### Written problem
Transcribe every entry below word for word, but skip the pictures.

### Rows from a dataset of charts and code
======

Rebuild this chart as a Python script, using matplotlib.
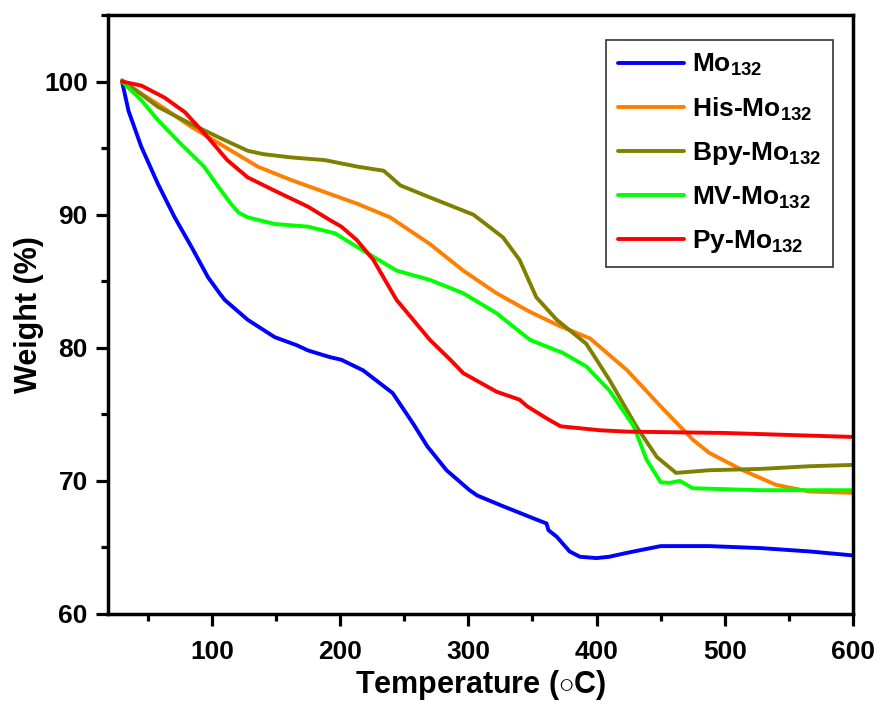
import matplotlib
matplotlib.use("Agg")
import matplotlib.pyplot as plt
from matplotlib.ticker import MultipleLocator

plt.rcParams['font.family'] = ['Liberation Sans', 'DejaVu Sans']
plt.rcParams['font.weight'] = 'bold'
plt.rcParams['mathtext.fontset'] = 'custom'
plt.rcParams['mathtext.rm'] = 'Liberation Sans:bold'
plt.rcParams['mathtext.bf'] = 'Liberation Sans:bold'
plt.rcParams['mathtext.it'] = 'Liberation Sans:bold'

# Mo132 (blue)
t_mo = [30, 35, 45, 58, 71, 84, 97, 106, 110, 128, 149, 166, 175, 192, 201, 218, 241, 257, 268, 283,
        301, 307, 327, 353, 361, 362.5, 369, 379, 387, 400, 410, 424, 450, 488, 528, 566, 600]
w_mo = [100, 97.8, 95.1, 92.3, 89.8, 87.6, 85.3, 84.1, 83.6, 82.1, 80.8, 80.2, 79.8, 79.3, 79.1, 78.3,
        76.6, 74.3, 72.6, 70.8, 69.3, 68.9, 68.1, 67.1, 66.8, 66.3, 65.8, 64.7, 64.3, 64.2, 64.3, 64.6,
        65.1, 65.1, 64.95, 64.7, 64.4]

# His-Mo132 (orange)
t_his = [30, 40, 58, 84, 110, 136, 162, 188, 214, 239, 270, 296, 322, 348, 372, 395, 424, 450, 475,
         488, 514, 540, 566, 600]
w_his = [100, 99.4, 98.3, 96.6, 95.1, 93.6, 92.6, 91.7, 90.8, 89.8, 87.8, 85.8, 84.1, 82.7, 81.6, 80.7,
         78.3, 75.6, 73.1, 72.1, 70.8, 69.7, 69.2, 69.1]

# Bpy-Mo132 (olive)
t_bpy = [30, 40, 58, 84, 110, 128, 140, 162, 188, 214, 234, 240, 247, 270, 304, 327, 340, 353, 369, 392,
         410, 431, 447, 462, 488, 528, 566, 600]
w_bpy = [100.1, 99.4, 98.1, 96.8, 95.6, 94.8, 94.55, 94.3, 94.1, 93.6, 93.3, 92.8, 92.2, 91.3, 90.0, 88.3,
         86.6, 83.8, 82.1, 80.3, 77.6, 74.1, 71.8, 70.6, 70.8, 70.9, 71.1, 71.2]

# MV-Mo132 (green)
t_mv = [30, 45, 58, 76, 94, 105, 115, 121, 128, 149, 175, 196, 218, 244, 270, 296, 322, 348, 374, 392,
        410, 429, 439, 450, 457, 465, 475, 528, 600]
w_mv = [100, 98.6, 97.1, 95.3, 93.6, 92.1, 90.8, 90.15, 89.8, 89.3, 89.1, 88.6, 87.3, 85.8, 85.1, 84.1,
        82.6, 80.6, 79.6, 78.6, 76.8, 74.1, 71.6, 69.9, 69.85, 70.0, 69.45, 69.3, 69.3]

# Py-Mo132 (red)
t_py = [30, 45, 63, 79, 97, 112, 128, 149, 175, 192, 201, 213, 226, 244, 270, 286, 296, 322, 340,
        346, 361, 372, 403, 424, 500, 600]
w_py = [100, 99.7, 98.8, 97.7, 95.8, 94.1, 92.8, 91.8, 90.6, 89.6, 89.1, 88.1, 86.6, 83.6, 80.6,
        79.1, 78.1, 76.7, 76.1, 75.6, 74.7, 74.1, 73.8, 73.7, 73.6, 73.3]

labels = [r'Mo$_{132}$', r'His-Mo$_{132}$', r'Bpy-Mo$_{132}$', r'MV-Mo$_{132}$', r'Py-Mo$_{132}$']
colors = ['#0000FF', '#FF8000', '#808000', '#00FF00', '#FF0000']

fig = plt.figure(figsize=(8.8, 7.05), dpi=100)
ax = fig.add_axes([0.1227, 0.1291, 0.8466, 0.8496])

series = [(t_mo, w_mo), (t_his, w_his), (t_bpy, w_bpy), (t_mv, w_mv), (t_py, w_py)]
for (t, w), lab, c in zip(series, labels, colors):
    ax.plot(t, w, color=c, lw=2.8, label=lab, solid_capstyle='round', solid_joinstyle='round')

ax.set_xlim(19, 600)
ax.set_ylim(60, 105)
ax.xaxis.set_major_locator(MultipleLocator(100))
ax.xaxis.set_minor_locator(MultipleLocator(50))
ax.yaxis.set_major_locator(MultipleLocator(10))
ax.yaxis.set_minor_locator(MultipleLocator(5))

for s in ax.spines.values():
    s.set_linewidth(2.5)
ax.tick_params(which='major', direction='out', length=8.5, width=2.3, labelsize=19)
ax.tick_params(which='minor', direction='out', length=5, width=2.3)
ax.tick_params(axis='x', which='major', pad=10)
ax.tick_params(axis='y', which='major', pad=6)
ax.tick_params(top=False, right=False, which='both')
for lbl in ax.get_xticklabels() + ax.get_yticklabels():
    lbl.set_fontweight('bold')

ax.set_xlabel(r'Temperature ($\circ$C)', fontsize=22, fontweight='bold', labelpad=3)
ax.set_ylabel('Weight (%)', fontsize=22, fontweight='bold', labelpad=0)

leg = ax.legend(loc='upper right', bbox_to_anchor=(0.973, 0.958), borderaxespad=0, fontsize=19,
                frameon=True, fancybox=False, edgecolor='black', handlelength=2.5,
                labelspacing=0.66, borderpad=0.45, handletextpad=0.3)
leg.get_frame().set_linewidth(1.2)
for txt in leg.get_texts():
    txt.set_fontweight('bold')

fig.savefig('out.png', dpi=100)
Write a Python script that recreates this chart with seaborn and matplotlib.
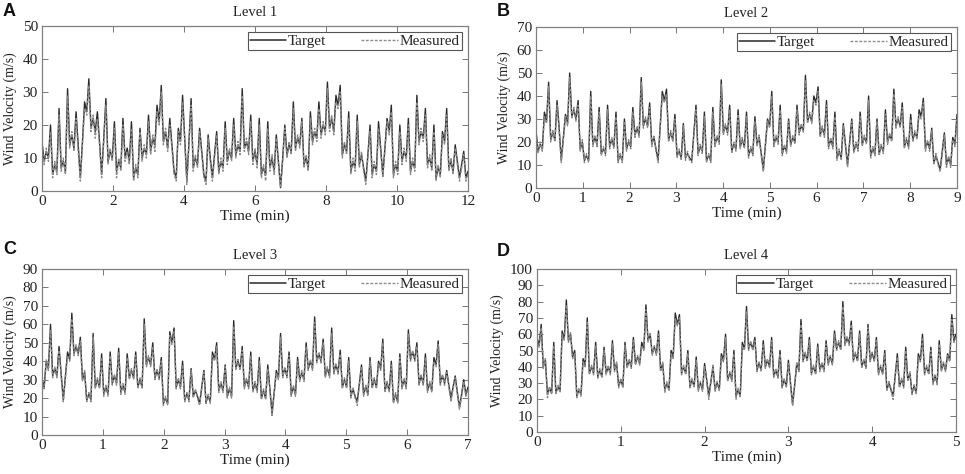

======

### Answer to the task
Rebuild this chart as a Python script, using matplotlib.
import matplotlib
matplotlib.use("Agg")
import matplotlib.pyplot as plt
from matplotlib.ticker import MultipleLocator

plt.rcParams['font.family'] = ['Liberation Sans', 'DejaVu Sans']
plt.rcParams['font.weight'] = 'bold'
plt.rcParams['mathtext.fontset'] = 'custom'
plt.rcParams['mathtext.rm'] = 'Liberation Sans:bold'
plt.rcParams['mathtext.bf'] = 'Liberation Sans:bold'
plt.rcParams['mathtext.it'] = 'Liberation Sans:bold'

# Mo132 (blue)
t_mo = [30, 35, 45, 58, 71, 84, 97, 106, 110, 128, 149, 166, 175, 192, 201, 218, 241, 257, 268, 283,
        301, 307, 327, 353, 361, 362.5, 369, 379, 387, 400, 410, 424, 450, 488, 528, 566, 600]
w_mo = [100, 97.8, 95.1, 92.3, 89.8, 87.6, 85.3, 84.1, 83.6, 82.1, 80.8, 80.2, 79.8, 79.3, 79.1, 78.3,
        76.6, 74.3, 72.6, 70.8, 69.3, 68.9, 68.1, 67.1, 66.8, 66.3, 65.8, 64.7, 64.3, 64.2, 64.3, 64.6,
        65.1, 65.1, 64.95, 64.7, 64.4]

# His-Mo132 (orange)
t_his = [30, 40, 58, 84, 110, 136, 162, 188, 214, 239, 270, 296, 322, 348, 372, 395, 424, 450, 475,
         488, 514, 540, 566, 600]
w_his = [100, 99.4, 98.3, 96.6, 95.1, 93.6, 92.6, 91.7, 90.8, 89.8, 87.8, 85.8, 84.1, 82.7, 81.6, 80.7,
         78.3, 75.6, 73.1, 72.1, 70.8, 69.7, 69.2, 69.1]

# Bpy-Mo132 (olive)
t_bpy = [30, 40, 58, 84, 110, 128, 140, 162, 188, 214, 234, 240, 247, 270, 304, 327, 340, 353, 369, 392,
         410, 431, 447, 462, 488, 528, 566, 600]
w_bpy = [100.1, 99.4, 98.1, 96.8, 95.6, 94.8, 94.55, 94.3, 94.1, 93.6, 93.3, 92.8, 92.2, 91.3, 90.0, 88.3,
         86.6, 83.8, 82.1, 80.3, 77.6, 74.1, 71.8, 70.6, 70.8, 70.9, 71.1, 71.2]

# MV-Mo132 (green)
t_mv = [30, 45, 58, 76, 94, 105, 115, 121, 128, 149, 175, 196, 218, 244, 270, 296, 322, 348, 374, 392,
        410, 429, 439, 450, 457, 465, 475, 528, 600]
w_mv = [100, 98.6, 97.1, 95.3, 93.6, 92.1, 90.8, 90.15, 89.8, 89.3, 89.1, 88.6, 87.3, 85.8, 85.1, 84.1,
        82.6, 80.6, 79.6, 78.6, 76.8, 74.1, 71.6, 69.9, 69.85, 70.0, 69.45, 69.3, 69.3]

# Py-Mo132 (red)
t_py = [30, 45, 63, 79, 97, 112, 128, 149, 175, 192, 201, 213, 226, 244, 270, 286, 296, 322, 340,
        346, 361, 372, 403, 424, 500, 600]
w_py = [100, 99.7, 98.8, 97.7, 95.8, 94.1, 92.8, 91.8, 90.6, 89.6, 89.1, 88.1, 86.6, 83.6, 80.6,
        79.1, 78.1, 76.7, 76.1, 75.6, 74.7, 74.1, 73.8, 73.7, 73.6, 73.3]

labels = [r'Mo$_{132}$', r'His-Mo$_{132}$', r'Bpy-Mo$_{132}$', r'MV-Mo$_{132}$', r'Py-Mo$_{132}$']
colors = ['#0000FF', '#FF8000', '#808000', '#00FF00', '#FF0000']

fig = plt.figure(figsize=(8.8, 7.05), dpi=100)
ax = fig.add_axes([0.1227, 0.1291, 0.8466, 0.8496])

series = [(t_mo, w_mo), (t_his, w_his), (t_bpy, w_bpy), (t_mv, w_mv), (t_py, w_py)]
for (t, w), lab, c in zip(series, labels, colors):
    ax.plot(t, w, color=c, lw=2.8, label=lab, solid_capstyle='round', solid_joinstyle='round')

ax.set_xlim(19, 600)
ax.set_ylim(60, 105)
ax.xaxis.set_major_locator(MultipleLocator(100))
ax.xaxis.set_minor_locator(MultipleLocator(50))
ax.yaxis.set_major_locator(MultipleLocator(10))
ax.yaxis.set_minor_locator(MultipleLocator(5))

for s in ax.spines.values():
    s.set_linewidth(2.5)
ax.tick_params(which='major', direction='out', length=8.5, width=2.3, labelsize=19)
ax.tick_params(which='minor', direction='out', length=5, width=2.3)
ax.tick_params(axis='x', which='major', pad=10)
ax.tick_params(axis='y', which='major', pad=6)
ax.tick_params(top=False, right=False, which='both')
for lbl in ax.get_xticklabels() + ax.get_yticklabels():
    lbl.set_fontweight('bold')

ax.set_xlabel(r'Temperature ($\circ$C)', fontsize=22, fontweight='bold', labelpad=3)
ax.set_ylabel('Weight (%)', fontsize=22, fontweight='bold', labelpad=0)

leg = ax.legend(loc='upper right', bbox_to_anchor=(0.973, 0.958), borderaxespad=0, fontsize=19,
                frameon=True, fancybox=False, edgecolor='black', handlelength=2.5,
                labelspacing=0.66, borderpad=0.45, handletextpad=0.3)
leg.get_frame().set_linewidth(1.2)
for txt in leg.get_texts():
    txt.set_fontweight('bold')

fig.savefig('out.png', dpi=100)
Write a Python script that recreates this chart with seaborn and matplotlib.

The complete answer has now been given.